Separate out the lines that hold "this".

┌──

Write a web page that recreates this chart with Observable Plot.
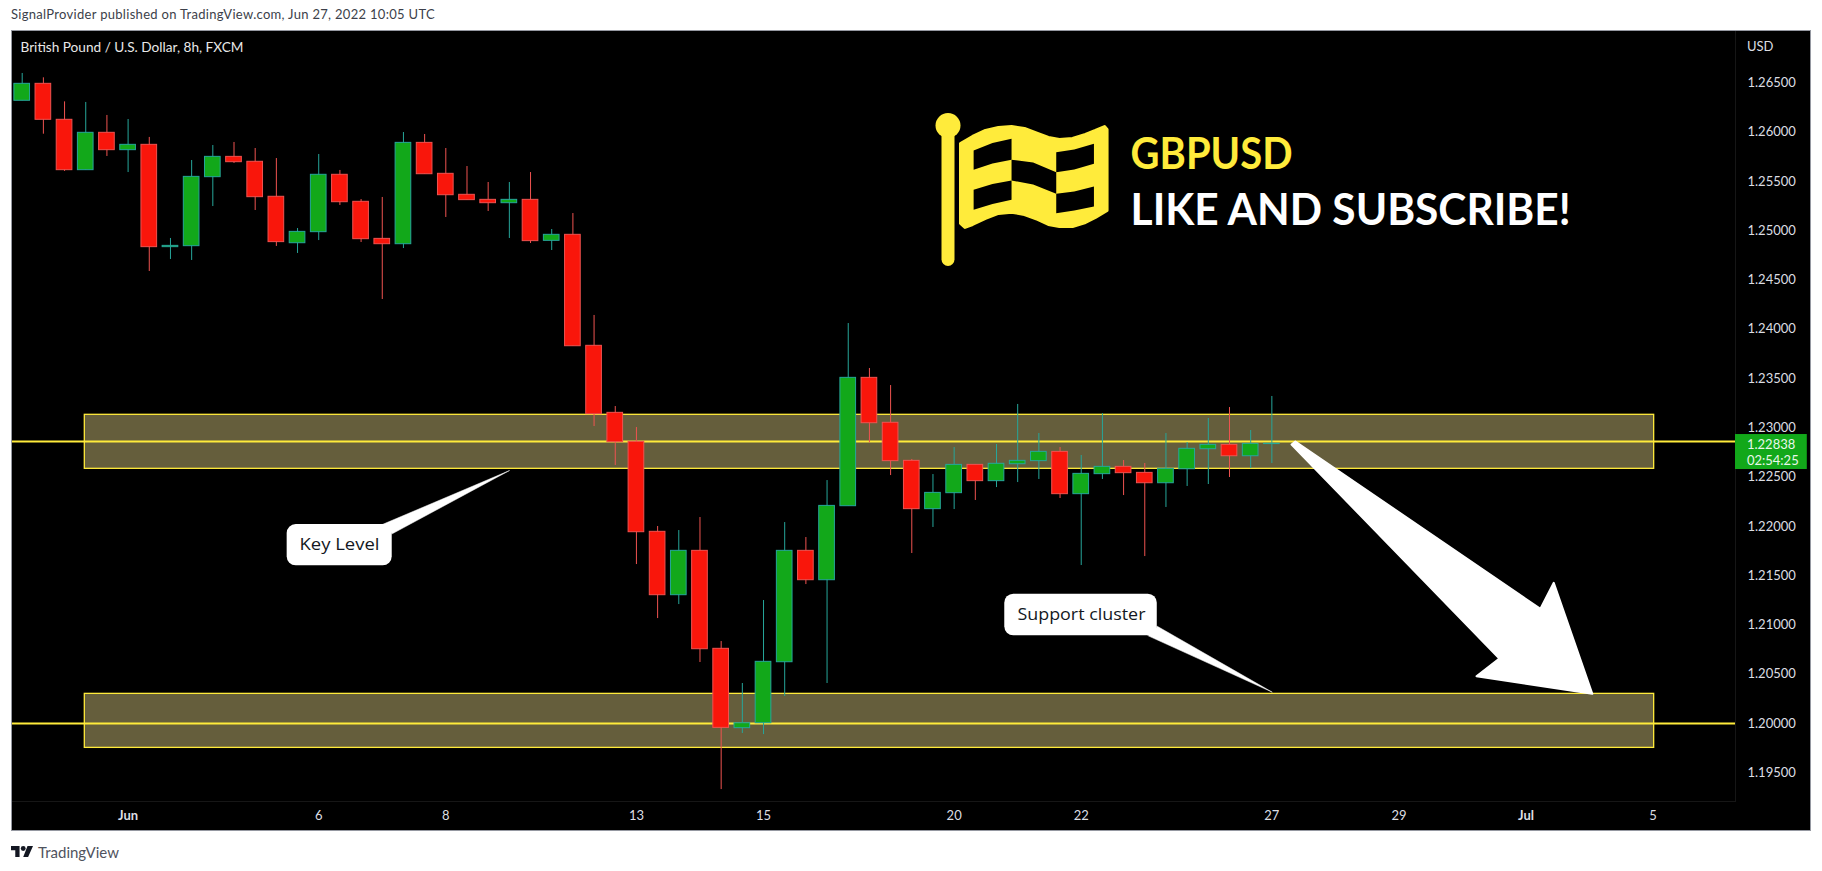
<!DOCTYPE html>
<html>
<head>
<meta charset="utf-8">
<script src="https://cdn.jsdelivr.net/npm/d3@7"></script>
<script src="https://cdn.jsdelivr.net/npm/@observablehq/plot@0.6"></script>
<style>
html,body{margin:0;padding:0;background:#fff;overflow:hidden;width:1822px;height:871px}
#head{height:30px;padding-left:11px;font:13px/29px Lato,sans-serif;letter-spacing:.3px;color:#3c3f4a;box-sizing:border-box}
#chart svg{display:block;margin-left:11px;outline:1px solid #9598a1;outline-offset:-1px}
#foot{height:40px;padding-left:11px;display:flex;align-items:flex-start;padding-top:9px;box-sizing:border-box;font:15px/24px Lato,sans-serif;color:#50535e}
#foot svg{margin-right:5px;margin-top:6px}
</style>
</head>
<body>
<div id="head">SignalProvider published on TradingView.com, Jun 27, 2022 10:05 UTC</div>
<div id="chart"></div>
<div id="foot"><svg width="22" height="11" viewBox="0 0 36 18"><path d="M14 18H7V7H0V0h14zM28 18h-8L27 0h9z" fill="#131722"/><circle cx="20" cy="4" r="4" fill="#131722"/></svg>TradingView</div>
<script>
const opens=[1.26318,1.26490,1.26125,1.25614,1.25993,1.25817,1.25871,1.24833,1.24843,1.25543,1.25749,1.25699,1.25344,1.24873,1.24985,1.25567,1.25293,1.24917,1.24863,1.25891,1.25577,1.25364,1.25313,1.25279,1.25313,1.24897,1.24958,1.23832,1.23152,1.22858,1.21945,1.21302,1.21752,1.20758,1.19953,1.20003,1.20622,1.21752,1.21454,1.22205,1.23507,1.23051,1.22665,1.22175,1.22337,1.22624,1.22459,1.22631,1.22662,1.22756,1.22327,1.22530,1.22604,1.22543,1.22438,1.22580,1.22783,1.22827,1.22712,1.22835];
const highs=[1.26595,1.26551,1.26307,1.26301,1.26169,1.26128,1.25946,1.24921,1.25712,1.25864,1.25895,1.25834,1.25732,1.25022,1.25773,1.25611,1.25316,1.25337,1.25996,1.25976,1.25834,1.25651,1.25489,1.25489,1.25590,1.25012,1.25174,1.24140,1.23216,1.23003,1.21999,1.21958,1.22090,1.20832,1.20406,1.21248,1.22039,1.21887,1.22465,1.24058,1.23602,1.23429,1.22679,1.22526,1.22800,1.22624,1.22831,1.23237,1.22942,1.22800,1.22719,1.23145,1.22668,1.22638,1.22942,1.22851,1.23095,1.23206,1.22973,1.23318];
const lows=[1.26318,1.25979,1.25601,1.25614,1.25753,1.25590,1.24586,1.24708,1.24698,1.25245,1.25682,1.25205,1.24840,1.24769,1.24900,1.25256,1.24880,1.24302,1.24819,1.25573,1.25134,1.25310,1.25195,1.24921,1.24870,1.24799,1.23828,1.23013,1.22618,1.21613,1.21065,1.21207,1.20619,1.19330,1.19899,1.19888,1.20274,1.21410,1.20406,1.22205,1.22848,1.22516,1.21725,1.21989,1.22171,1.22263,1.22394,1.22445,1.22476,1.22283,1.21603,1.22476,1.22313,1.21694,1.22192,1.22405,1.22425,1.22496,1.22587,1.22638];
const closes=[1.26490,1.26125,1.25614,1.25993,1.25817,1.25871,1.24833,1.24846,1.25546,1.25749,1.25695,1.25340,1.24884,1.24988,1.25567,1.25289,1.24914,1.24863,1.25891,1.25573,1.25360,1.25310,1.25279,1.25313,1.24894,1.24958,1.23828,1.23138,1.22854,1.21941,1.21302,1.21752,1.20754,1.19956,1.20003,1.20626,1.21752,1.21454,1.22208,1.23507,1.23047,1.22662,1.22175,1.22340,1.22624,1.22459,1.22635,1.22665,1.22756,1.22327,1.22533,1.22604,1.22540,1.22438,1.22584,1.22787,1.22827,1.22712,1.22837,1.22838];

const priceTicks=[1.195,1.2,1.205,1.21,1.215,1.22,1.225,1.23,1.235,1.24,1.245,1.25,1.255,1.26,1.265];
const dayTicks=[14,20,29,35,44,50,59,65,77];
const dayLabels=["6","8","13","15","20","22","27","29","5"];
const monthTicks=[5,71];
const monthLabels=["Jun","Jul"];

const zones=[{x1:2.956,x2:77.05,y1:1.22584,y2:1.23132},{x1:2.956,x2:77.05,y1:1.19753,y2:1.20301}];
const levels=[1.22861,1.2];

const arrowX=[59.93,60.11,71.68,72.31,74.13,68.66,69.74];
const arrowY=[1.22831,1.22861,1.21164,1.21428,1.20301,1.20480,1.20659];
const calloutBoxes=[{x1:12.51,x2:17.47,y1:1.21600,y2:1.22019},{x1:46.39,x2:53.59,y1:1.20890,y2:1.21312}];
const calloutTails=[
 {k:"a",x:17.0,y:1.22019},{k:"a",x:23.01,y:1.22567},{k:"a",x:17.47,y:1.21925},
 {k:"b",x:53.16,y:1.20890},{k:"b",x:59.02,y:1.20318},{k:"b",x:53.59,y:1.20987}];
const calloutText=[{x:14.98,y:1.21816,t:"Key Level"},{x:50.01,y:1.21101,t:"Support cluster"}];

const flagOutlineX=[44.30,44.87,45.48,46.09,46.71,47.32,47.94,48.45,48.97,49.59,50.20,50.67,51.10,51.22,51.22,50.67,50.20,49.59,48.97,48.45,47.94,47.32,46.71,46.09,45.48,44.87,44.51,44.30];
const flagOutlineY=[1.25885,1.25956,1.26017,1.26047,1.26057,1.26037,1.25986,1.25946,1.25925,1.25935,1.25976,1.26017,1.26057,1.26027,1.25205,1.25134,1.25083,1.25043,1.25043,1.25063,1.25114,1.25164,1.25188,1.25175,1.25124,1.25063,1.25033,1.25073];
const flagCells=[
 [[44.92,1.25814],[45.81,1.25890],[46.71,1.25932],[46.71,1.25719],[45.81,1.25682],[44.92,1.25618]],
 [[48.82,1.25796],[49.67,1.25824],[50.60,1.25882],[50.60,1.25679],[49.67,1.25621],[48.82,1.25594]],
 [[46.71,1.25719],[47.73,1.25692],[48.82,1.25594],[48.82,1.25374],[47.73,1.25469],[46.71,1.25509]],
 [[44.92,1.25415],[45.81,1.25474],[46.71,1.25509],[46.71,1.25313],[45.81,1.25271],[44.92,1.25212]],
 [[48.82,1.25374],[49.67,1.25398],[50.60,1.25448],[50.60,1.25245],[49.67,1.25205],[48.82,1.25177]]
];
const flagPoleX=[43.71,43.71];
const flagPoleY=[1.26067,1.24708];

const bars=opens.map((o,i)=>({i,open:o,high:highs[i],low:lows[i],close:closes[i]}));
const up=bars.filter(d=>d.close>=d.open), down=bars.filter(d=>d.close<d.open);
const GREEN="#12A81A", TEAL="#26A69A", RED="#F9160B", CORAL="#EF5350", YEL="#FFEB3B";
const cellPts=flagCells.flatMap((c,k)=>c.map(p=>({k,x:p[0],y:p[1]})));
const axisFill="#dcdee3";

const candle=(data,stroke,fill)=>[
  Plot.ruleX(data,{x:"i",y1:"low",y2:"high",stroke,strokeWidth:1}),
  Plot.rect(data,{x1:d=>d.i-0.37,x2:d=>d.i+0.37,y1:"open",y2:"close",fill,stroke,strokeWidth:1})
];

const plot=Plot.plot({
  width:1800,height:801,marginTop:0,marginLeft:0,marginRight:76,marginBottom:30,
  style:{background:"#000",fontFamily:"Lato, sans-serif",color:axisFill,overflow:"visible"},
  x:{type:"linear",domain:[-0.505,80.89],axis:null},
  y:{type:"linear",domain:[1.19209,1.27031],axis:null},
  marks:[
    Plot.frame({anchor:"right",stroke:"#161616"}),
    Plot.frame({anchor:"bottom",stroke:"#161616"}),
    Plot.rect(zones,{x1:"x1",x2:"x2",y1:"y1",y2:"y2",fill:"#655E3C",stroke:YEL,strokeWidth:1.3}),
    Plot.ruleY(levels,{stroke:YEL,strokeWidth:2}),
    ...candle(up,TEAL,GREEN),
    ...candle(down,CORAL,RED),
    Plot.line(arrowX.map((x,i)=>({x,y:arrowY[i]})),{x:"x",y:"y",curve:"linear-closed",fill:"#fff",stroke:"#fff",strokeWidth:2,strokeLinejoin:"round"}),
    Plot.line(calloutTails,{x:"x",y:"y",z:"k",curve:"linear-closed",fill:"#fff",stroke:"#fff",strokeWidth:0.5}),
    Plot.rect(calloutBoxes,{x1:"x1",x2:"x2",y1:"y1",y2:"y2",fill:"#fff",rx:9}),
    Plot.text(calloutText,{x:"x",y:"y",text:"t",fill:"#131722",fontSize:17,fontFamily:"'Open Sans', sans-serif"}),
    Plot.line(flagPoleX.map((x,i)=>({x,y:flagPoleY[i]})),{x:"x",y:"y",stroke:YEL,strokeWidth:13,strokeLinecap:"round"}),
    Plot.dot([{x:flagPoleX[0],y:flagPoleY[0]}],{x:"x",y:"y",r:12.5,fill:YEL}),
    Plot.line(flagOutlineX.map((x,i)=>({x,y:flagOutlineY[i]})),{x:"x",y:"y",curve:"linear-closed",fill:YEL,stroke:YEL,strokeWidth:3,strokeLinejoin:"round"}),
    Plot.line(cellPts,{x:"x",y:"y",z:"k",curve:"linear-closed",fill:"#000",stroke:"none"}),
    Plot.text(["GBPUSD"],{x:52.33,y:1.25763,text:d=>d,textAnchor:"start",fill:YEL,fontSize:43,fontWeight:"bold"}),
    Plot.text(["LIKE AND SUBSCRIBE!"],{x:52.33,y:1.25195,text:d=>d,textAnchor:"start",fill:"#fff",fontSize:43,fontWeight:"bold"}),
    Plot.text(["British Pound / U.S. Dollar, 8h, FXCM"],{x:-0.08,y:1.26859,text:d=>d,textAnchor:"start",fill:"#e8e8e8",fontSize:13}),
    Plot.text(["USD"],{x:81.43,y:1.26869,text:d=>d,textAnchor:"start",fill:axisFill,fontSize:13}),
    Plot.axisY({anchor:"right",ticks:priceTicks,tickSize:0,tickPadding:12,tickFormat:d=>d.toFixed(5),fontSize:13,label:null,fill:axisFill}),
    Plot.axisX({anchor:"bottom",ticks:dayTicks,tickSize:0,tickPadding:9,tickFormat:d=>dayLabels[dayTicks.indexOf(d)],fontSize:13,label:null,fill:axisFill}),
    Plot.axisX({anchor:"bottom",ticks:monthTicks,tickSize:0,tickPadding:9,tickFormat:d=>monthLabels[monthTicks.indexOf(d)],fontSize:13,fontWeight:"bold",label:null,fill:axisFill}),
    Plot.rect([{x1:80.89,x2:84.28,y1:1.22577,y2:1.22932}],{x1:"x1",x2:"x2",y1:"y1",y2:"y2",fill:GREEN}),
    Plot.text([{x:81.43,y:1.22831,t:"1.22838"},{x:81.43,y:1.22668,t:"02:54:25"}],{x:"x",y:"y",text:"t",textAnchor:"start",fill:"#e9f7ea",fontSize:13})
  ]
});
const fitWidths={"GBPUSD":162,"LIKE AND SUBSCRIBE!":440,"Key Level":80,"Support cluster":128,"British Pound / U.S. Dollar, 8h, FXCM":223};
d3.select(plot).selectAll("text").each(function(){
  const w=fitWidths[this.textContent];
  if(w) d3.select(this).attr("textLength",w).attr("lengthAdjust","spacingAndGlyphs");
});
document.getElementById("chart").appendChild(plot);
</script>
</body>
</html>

└──

▶ FINISHED TASK:
Write a web page that recreates this chart with Observable Plot.
  const w=fitWidths[this.textContent];
  if(w) d3.select(this).attr("textLength",w).attr("lengthAdjust","spacingAndGlyphs");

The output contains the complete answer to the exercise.